What's New in the Model Builder Preview
/The ML.NET graphical tool, Model Builder, continues to get better and better for everyone to work with and, most important, for everyone to get into machine learning. Recently, there have been some really good additions to Model Builder that we will go over in this post. We will go through the entire flow for Model Builder and will highlight each of the new items.
If you prefer to see a video of these updates, check the video below.
The team is testing out these new preview items so it currently needs to be opt-in through this Microsoft form in order to participate in it. Once you sign up there you will receive an email with instructions on how to install the preview version.
For even more information about this version of Model Builder and ML.NET version 1.5.5, checkout this Microsoft blog post.
The data for this post will be this NASA Asteroids Classification dataset. We will use this to determine if an asteroid can be potentially hazardous or not. That is, if it would come close to Earth enough to be a threat.
Perhaps the biggest addition to the preview version is the new Model Builder config file. Let's look at this being used in action.
Once you have the preview version installed perform the same steps as usual to bring up Model Builder by right clicking on a project and selecting Add -> Machine Learning. It will now bring up a dialog for your Model Builder project.
Here we can give our Model Builder project a name. We'll name it Asteroids and click to continue. Now the regular Model Builder window shows up, but if you look at the Solution explorer there was a new file added. It was that mbconfig
file. We will look at what's in this file later.
We can use Model Builder like usual through the first couple of steps. We'll choose the Classification scenario and will train this locally. Then, we'll add the file and this may take a few seconds since there's a lot of data in here.
Once it's loaded we can specify the label column, which will be the "Hazardous" column at the end.
Let's now explore our updated data options that we get with this preview version. To get there, select the "Advanced data options" link below where you choose where the data is located. This opens a new dialog that shows how we can update the data options. These will be auto-filled based on what Model Builder determines from the data. If you want to override them, these options are available.
Note that there's a small bug in the current version for dark theme of Visual Studio. I have created an issue to let the team know about it.

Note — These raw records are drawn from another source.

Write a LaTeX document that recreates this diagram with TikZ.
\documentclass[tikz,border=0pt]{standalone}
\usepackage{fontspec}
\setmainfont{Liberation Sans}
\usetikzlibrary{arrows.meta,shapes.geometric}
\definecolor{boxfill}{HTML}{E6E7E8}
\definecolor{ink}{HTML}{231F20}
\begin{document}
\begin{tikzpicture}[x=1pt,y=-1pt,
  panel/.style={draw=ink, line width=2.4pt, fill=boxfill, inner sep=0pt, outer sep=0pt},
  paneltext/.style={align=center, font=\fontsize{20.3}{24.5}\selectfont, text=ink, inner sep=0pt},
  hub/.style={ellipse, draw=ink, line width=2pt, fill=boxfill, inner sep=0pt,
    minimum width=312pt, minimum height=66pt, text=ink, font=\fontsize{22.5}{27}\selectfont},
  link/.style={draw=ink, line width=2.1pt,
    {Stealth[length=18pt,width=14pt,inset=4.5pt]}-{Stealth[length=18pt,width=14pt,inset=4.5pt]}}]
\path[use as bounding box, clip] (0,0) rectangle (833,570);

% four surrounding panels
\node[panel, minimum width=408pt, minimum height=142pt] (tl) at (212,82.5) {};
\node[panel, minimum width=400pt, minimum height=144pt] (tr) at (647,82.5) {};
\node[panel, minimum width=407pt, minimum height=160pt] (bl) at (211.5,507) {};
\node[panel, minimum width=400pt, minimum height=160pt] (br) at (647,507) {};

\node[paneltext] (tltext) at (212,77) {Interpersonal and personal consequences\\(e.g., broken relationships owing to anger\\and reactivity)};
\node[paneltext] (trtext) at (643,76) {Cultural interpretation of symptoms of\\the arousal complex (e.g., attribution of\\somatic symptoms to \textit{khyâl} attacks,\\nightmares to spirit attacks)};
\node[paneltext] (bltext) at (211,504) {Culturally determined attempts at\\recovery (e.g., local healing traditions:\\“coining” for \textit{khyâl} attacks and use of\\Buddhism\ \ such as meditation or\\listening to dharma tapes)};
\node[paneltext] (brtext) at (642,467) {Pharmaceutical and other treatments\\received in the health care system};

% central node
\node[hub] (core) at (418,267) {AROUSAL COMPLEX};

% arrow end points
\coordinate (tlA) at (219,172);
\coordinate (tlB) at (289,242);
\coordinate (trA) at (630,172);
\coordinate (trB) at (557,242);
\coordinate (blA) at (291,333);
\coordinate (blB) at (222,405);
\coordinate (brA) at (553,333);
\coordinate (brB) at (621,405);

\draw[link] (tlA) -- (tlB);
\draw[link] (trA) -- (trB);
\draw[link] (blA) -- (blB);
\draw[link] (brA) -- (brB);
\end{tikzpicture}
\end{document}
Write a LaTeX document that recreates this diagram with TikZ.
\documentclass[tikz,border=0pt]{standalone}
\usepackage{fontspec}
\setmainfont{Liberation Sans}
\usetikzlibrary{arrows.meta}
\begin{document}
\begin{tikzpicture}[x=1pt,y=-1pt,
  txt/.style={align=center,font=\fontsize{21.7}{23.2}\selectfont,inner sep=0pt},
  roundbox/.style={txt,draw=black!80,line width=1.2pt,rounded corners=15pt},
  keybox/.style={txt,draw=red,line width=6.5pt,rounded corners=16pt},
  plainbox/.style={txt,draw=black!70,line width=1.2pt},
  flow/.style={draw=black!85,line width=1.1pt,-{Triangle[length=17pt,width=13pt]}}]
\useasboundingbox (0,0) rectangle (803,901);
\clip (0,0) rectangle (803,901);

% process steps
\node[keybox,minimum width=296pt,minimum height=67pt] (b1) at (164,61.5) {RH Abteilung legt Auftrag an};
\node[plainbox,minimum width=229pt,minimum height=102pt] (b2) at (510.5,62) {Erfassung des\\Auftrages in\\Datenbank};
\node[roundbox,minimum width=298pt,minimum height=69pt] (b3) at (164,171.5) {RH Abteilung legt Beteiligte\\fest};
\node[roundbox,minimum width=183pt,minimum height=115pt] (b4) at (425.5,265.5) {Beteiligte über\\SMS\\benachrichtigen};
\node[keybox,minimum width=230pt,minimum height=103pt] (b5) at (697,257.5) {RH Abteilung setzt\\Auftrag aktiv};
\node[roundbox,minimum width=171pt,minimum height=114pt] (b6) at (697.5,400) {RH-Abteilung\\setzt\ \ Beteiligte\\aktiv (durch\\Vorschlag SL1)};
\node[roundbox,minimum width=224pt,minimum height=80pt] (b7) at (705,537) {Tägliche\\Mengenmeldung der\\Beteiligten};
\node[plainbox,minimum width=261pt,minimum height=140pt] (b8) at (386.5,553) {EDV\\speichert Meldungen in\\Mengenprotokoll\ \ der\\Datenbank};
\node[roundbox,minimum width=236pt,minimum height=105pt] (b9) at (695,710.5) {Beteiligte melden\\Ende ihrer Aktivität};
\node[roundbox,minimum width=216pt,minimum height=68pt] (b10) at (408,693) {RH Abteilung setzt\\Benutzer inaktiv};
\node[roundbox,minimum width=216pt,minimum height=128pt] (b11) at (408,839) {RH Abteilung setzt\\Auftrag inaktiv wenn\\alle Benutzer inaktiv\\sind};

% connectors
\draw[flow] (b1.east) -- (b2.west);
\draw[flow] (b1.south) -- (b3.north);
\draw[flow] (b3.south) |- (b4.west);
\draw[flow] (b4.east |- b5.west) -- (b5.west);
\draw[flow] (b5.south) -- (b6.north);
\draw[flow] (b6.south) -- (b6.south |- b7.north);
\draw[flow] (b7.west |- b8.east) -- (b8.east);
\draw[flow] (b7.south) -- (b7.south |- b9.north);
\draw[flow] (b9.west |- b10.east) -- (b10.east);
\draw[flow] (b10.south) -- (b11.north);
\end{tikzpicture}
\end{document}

For this section, I'll use the light theme.
The first section, after the column names, is what purpose the column is. Is it a feature or a label? If it's neither we can select to ignore the column.
The second section is what data type the column is. You can choose either a string, single (or float), or boolean.
The last section is a checkbox to tell Model Builder if this column is a categorical feature, meaning that there are a distinct number of string entries in there. Model Builder already determined that the "Orbiting body" column is categorical.
Also, notice that we can filter out the columns with the text field on the upper right. So if I wanted to see all the columns with "orbit" in the name I can just type that in and it will filter them out for me. This is definitely helpful for datasets that have a lot of features.
Compare this to what we had in the previous version. These new options give you the same thing, but they are now simpler and show more within the dialog.
The data formatting options haven't changed, though. That's where you can specify if the data has a header row, what the delimiter is, or specify if the decimals in the file use a dot (.) or a comma (,).
Now we can train our model. I'll set the train time to be 20 seconds and fire it off to see how it goes.
Our top five models actually look pretty good. The top trainer has micro and macro accuracies at around 99%!
| Top 5 models explored |
-------------------------------------------------------------------------------------------
| Trainer MicroAccuracy MacroAccuracy Duration #Iteration |
|11 FastForestOva 0.9980 0.9988 1.0 11 |
|12 FastTreeOva 0.9960 0.9882 0.9 12 |
|9 FastTreeOva 0.9960 0.9882 0.8 9 |
|0 FastTreeOva 0.9960 0.9882 2.0 0 |
|10 LinearSvmOva 0.9177 0.8709 2.5 10 |
-------------------------------------------------------------------------------------------
Let's now go straight to the consume step. There's a bit more information here than the previous version.
Here they give you the option to add consuming the model as projects within your current solution. Keep a watch on this page, though, as I'm sure more options will be coming. They also give you some sample data in which you can use to help test the consumption of your model.
Now, let's take a moment and look again at our mbconfig
file. In fact, you will notice a couple of more files here.
There are now consumption and training files that we can look at. These files are similar to the training and consuming projects that would get added to your solution but you don't have to add them as separate projects if you don't want.
By the way, if for any reason, we need to close the dialog and come back to it at another time to change the data options or increase the time to run we can double click on the mbconfig
file to bring it back. This not only brings back the Model Builder dialog, but it also retains the state of it so we don't have to do it all over again.
The reason for that is, if we open the mbconfig
file in a JSON editor, it keeps track of everything in this file.
This keeps track of everything, even the history of all of the runs within Model Builder! And, since this is a JSON file, we can keep this in version control so teams can work on this together to get the best model they can.
Hopefully, this showed how much the team has done to help improve Model Builder. Definitely give feedback on their GitHub issues page for any issues or feature requests.